SLLSEC6E September 2012 – June 2019 DP83848-EP
PRODUCTION DATA.
The DP83848-EP supports both half and full duplex operation at both 10 Mbps and 100 Mbps speeds.
Half-duplex relies on the CSMA/CD protocol to handle collisions and network access. In Half-Duplex mode, CRS responds to both transmit and receive activity in order to maintain compliance with the IEEE 802.3 specification.
Because the DP83848-EP is designed to support simultaneous transmit and receive activity, it is capable of supporting full-duplex switched applications with a throughput of up to 200 Mbps per port when operating in 100BASE-TX. CSMA/CD protocol does not apply to full-duplex operation so DP83848-EP disables its own internal collision sensing and reporting functions and modifies the behavior of Carrier Sense (CRS) such that it indicates only receive activity. This allows a full-duplex capable MAC to operate properly.
All modes of operation (100BASE-TX and 10BASE-T) can run either half-duplex or full-duplex. Additionally, other than CRS and Collision reporting, all remaining MII signaling remains the same regardless of the selected duplex mode.

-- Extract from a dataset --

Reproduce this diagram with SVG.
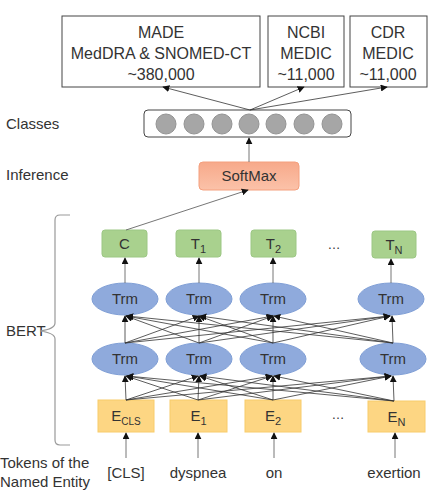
<svg xmlns="http://www.w3.org/2000/svg" width="430" height="490" viewBox="0 0 430 490">
<defs>
<marker id="ah" viewBox="0 0 10 10" refX="9" refY="5" markerWidth="7" markerHeight="7" markerUnits="userSpaceOnUse" orient="auto">
<path d="M0,0 L10,5 L0,10 z" fill="#111"/>
</marker>
<linearGradient id="gsm" x1="0" y1="0" x2="0" y2="1"><stop offset="0" stop-color="#f7a98a"/><stop offset="1" stop-color="#fbc2a9"/></linearGradient>
</defs>
<style>
text{font-family:"Liberation Sans",Arial,sans-serif;fill:#333;}
.lbl{font-size:15px;}
.big{font-size:16px;}
.c{text-anchor:middle;}
.box{fill:#fff;stroke:#444;stroke-width:1;}
.green{fill:#a9d18e;stroke:#9cc784;stroke-width:1;}
.trm{fill:#8faadc;stroke:#809fd6;stroke-width:1;}
.emb{fill:#fdd683;stroke:#f8cc6a;stroke-width:1;}
.circ{fill:#a6a6a6;stroke:#949494;stroke-width:1;}
.ln{stroke:#333;stroke-width:0.8;fill:none;marker-end:url(#ah);}
.gl{stroke:#666;stroke-width:0.9;fill:none;marker-end:url(#ah);}
.brace{stroke:#999;stroke-width:1.2;fill:none;}
</style>

<g id="labels">
<text class="lbl" x="6" y="129">Classes</text>
<text class="lbl" x="6" y="180">Inference</text>
<text class="lbl" x="6" y="336">BERT</text>
<text class="lbl" x="0" y="468">Tokens of the</text>
<text class="lbl" x="0" y="487">Named Entity</text>
<path class="brace" d="M70,215 L60,215 Q55,215 55,220 L55,323 Q55,329 40,331 Q55,333 55,339 L55,440 Q55,445 60,445 L70,445"/>
</g>

<g id="made">
<rect class="box" x="62" y="16" width="198" height="71"/>
<text class="big c" x="161" y="38">MADE</text>
<text class="big c" x="161" y="59">MedDRA &amp; SNOMED-CT</text>
<text class="big c" x="161" y="80">~380,000</text>
</g>
<g id="ncbi">
<rect class="box" x="268" y="16" width="76" height="71"/>
<text class="big c" x="306" y="38">NCBI</text>
<text class="big c" x="306" y="59">MEDIC</text>
<text class="big c" x="306" y="80">~11,000</text>
</g>
<g id="cdr">
<rect class="box" x="350" y="16" width="77" height="71"/>
<text class="big c" x="388" y="38">CDR</text>
<text class="big c" x="388" y="59">MEDIC</text>
<text class="big c" x="388" y="80">~11,000</text>
</g>

<g id="classes">
<rect class="box" x="144" y="110" width="207" height="27" rx="4"/>
<circle class="circ" cx="166" cy="124" r="10"/>
<circle class="circ" cx="194" cy="124" r="10"/>
<circle class="circ" cx="222" cy="124" r="10"/>
<circle class="circ" cx="249" cy="124" r="10"/>
<circle class="circ" cx="276" cy="124" r="10"/>
<circle class="circ" cx="304" cy="124" r="10"/>
<circle class="circ" cx="332" cy="124" r="10"/>
</g>

<g id="softmax">
<rect x="199" y="162" width="100" height="28" rx="4" fill="url(#gsm)" stroke="#f4a07e"/>
<text class="lbl c" x="249" y="181">SoftMax</text>
</g>

<g id="C"><rect class="green" x="102" y="230" width="45" height="27" rx="3"/><text class="lbl c" x="124.5" y="249">C</text></g>
<g id="T1"><rect class="green" x="176" y="230" width="45" height="27" rx="3"/><text class="lbl c" x="198.5" y="249">T<tspan font-size="11" dy="4">1</tspan></text></g>
<g id="T2"><rect class="green" x="251" y="230" width="45" height="27" rx="3"/><text class="lbl c" x="273.5" y="249">T<tspan font-size="11" dy="4">2</tspan></text></g>
<g id="TN"><rect class="green" x="372" y="231" width="44" height="27" rx="3"/><text class="lbl c" x="394" y="250">T<tspan font-size="11" dy="4">N</tspan></text></g>
<text class="c" x="334" y="249" font-size="13">…</text>

<g id="trm1a"><ellipse class="trm" cx="125" cy="299" rx="33" ry="16"/><text class="lbl c" x="125" y="304">Trm</text></g>
<g id="trm1b"><ellipse class="trm" cx="199" cy="299" rx="33" ry="16"/><text class="lbl c" x="199" y="304">Trm</text></g>
<g id="trm1c"><ellipse class="trm" cx="273" cy="299" rx="33" ry="16"/><text class="lbl c" x="273" y="304">Trm</text></g>
<g id="trm1d"><ellipse class="trm" cx="391" cy="299" rx="33" ry="16"/><text class="lbl c" x="391" y="304">Trm</text></g>

<g id="trm2a"><ellipse class="trm" cx="125" cy="359" rx="33" ry="16"/><text class="lbl c" x="125" y="364">Trm</text></g>
<g id="trm2b"><ellipse class="trm" cx="199" cy="359" rx="33" ry="16"/><text class="lbl c" x="199" y="364">Trm</text></g>
<g id="trm2c"><ellipse class="trm" cx="273" cy="359" rx="33" ry="16"/><text class="lbl c" x="273" y="364">Trm</text></g>
<g id="trm2d"><ellipse class="trm" cx="393" cy="359" rx="33" ry="16"/><text class="lbl c" x="393" y="364">Trm</text></g>

<g id="Ecls"><rect class="emb" x="98" y="400" width="56" height="32"/><text class="lbl c" x="126" y="421">E<tspan font-size="10" dy="4">CLS</tspan></text></g>
<g id="E1"><rect class="emb" x="170" y="400" width="57" height="32"/><text class="lbl c" x="198.5" y="421">E<tspan font-size="11" dy="4">1</tspan></text></g>
<g id="E2"><rect class="emb" x="245" y="400" width="56" height="32"/><text class="lbl c" x="273" y="421">E<tspan font-size="11" dy="4">2</tspan></text></g>
<g id="EN"><rect class="emb" x="368" y="401" width="57" height="31"/><text class="lbl c" x="396.5" y="422">E<tspan font-size="11" dy="4">N</tspan></text></g>
<text class="c" x="338" y="419" font-size="13">…</text>

<g id="tokens">
<text class="lbl c" x="126" y="478">[CLS]</text>
<text class="lbl c" x="198" y="478">dyspnea</text>
<text class="lbl c" x="274" y="478">on</text>
<text class="lbl c" x="394" y="478">exertion</text>
</g>

<g id="connectors">
<line class="ln" x1="250" y1="110" x2="163" y2="87"/>
<line class="ln" x1="250" y1="110" x2="304" y2="87"/>
<line class="ln" x1="250" y1="110" x2="387" y2="87"/>
<line class="gl" x1="249" y1="162" x2="249" y2="138"/>
<line class="gl" x1="126" y1="230" x2="248" y2="190"/>

<line class="gl" x1="125" y1="283" x2="125" y2="258"/>
<line class="gl" x1="199" y1="283" x2="199" y2="258"/>
<line class="gl" x1="273" y1="283" x2="273" y2="258"/>
<line class="gl" x1="391" y1="283" x2="391" y2="259"/>

<line class="ln" x1="125" y1="343" x2="125" y2="316"/>
<line class="ln" x1="125" y1="343" x2="199" y2="316"/>
<line class="ln" x1="125" y1="343" x2="273" y2="316"/>
<line class="ln" x1="125" y1="343" x2="390" y2="316"/>
<line class="ln" x1="199" y1="343" x2="126" y2="316"/>
<line class="ln" x1="199" y1="343" x2="199" y2="316"/>
<line class="ln" x1="199" y1="343" x2="273" y2="316"/>
<line class="ln" x1="199" y1="343" x2="390" y2="316"/>
<line class="ln" x1="273" y1="343" x2="126" y2="316"/>
<line class="ln" x1="273" y1="343" x2="199" y2="316"/>
<line class="ln" x1="273" y1="343" x2="273" y2="316"/>
<line class="ln" x1="273" y1="343" x2="390" y2="316"/>
<line class="ln" x1="393" y1="343" x2="127" y2="316"/>
<line class="ln" x1="393" y1="343" x2="200" y2="316"/>
<line class="ln" x1="393" y1="343" x2="274" y2="316"/>
<line class="ln" x1="393" y1="343" x2="392" y2="316"/>

<line class="ln" x1="126" y1="400" x2="125" y2="376"/>
<line class="ln" x1="126" y1="400" x2="198" y2="376"/>
<line class="ln" x1="126" y1="400" x2="272" y2="376"/>
<line class="ln" x1="126" y1="400" x2="391" y2="376"/>
<line class="ln" x1="198" y1="400" x2="126" y2="376"/>
<line class="ln" x1="198" y1="400" x2="199" y2="376"/>
<line class="ln" x1="198" y1="400" x2="272" y2="376"/>
<line class="ln" x1="198" y1="400" x2="391" y2="376"/>
<line class="ln" x1="273" y1="400" x2="127" y2="376"/>
<line class="ln" x1="273" y1="400" x2="200" y2="376"/>
<line class="ln" x1="273" y1="400" x2="273" y2="376"/>
<line class="ln" x1="273" y1="400" x2="391" y2="376"/>
<line class="ln" x1="394" y1="401" x2="127" y2="376"/>
<line class="ln" x1="394" y1="401" x2="200" y2="376"/>
<line class="ln" x1="394" y1="401" x2="274" y2="376"/>
<line class="ln" x1="394" y1="401" x2="393" y2="376"/>

<line class="gl" x1="126" y1="458" x2="126" y2="433"/>
<line class="gl" x1="198" y1="458" x2="198" y2="433"/>
<line class="gl" x1="274" y1="458" x2="274" y2="433"/>
<line class="gl" x1="395" y1="458" x2="395" y2="433"/>
</g>
</svg>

It is important to understand that while Auto-Negotiation with the use of Fast Link Pulse code words can interpret and configure to full-duplex operation, parallel detection can not recognize the difference between full and half-duplex from a fixed 10-Mbps or 100-Mbps link partner over twisted pair. As specified in the 802.3u specification, if a far-end link partner is configured to a forced full duplex 100BASE-TX ability, the parallel detection state machine in the partner would be unable to detect the full duplex capability of the far-end link partner. This link segment would negotiate to a half duplex 100BASE-TX configuration (same scenario for 10 Mbps).